B. Evidentiary matters.

The defendant next argues that the district court committed prejudicial error when it allowed the government to introduce the amount of the defendant's income during the years in question into evidence since the defendant was willing to stipulate that he had made enough income during these years to be required to file a return. The district court allowed not only the introduction of the amount of the defendant's income into evidence, but also allowed evidence concerning its source, reason for receipt, and time of receipt. Clearly, all of this information was introduced and properly received into evidence as it related to the issue of the defendant's intent or "willfulness" in failing to file a return, a fact that the defendant was obviously not willing to stipulate. The evidence as to the income's source, reasons for receipt, etc., was particularly relevant since the defendant based his defense upon his good faith belief in claiming the Fifth Amendment right against self-incrimination on his tax return. The evidence as to the amount of income derived from the various sources and the time that those amounts were received was also relevant as it related to the defendant's Fifth Amendment good faith defense since it detailed the percentage of the defendant's income from its various sources from wages, dividends, and interest for the tax years in question. 4 Further, on many of the documents introduced into evidence, such as Green's canceled checks, he often stamped the back with a notation protesting the constitutionality of Federal Reserve Notes. Certainly, this evidence was relevant in assessing his intent in failing to file his tax returns. See United States v. Moore, 627 F.2d 830, 832, 833 n. 1 (7th Cir.1980) (This notation on the back of the checks was relevant since Green deposited the amount of money reflected on the check into his account at the bank and, thus, the evidence tended to undercut his own assertion that he believed those dollars to be worthless).

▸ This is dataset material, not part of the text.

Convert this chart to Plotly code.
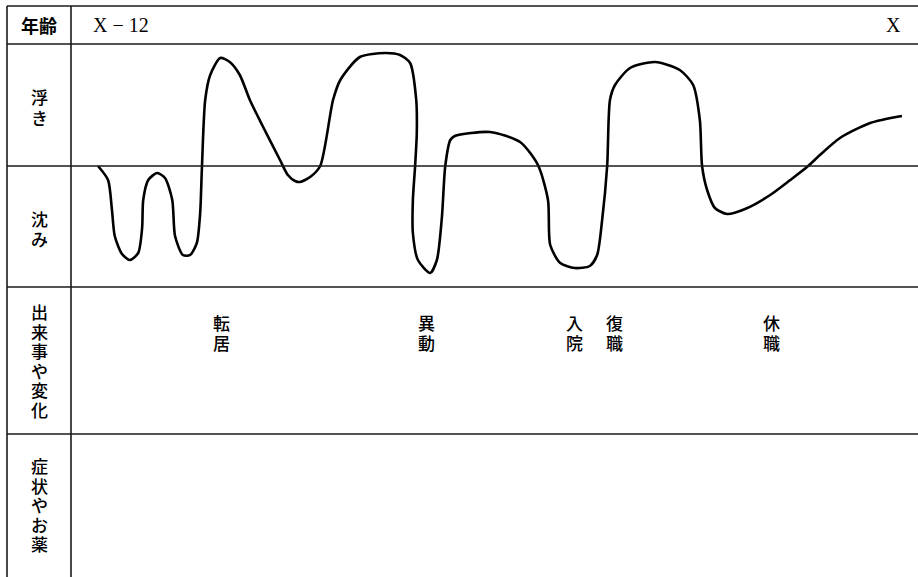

The defendant also contends that he was compelled to testify on cross-examination against his will concerning the computation of his tax liability for the years in question. The appellant is correct in his assertion that every citizen of the United States must be guaranteed a free choice to admit, deny, or refuse to answer any questions, except that once he takes the stand to testify this privilege against self-incrimination is lost for purposes of cross-examination as to matters reasonably related to his direct examination. Brown v. United States, 356 U.S. 148, 155-56, 78 S.Ct. 622, 626-27, 2 L.Ed.2d 589 (1958); Neely v. Israel, 715 F.2d 1261, 1264 (7th Cir.1983). ("The rationale is that a witness who foregoes his right not to testify cannot then claim that he is immune from cross-examination on matters that he has chosen to put in dispute through his direct testimony." Id.) When determining the "relation to the subject matter of one's direct examination" both the United States Supreme Court and our court have liberally interpreted the extent of the defendant's direct examination for purposes of establishing the proper scope of the cross-examination. See Neely, 715 F.2d at 1264, interpreting United States v. Havens, 446 U.S. 620, 628, 100 S.Ct. 1912, 1917, 64 L.Ed.2d 559 (1980); see also United States ex rel. Doss v. Brewer, 685 F.2d 1003, 1013 (7th Cir.1982).

The defendant in this case testified on direct examination that he compared the possible penalties for failure to file against his possible tax liability. He explained that since the possible penalties were much greater than the tax liability incurred if he did file a legitimate return, he must have sincerely believed in his cause since he was willing to accept those penalties by not filing a return. He was then asked to disclose how he computed his liability and the basis for...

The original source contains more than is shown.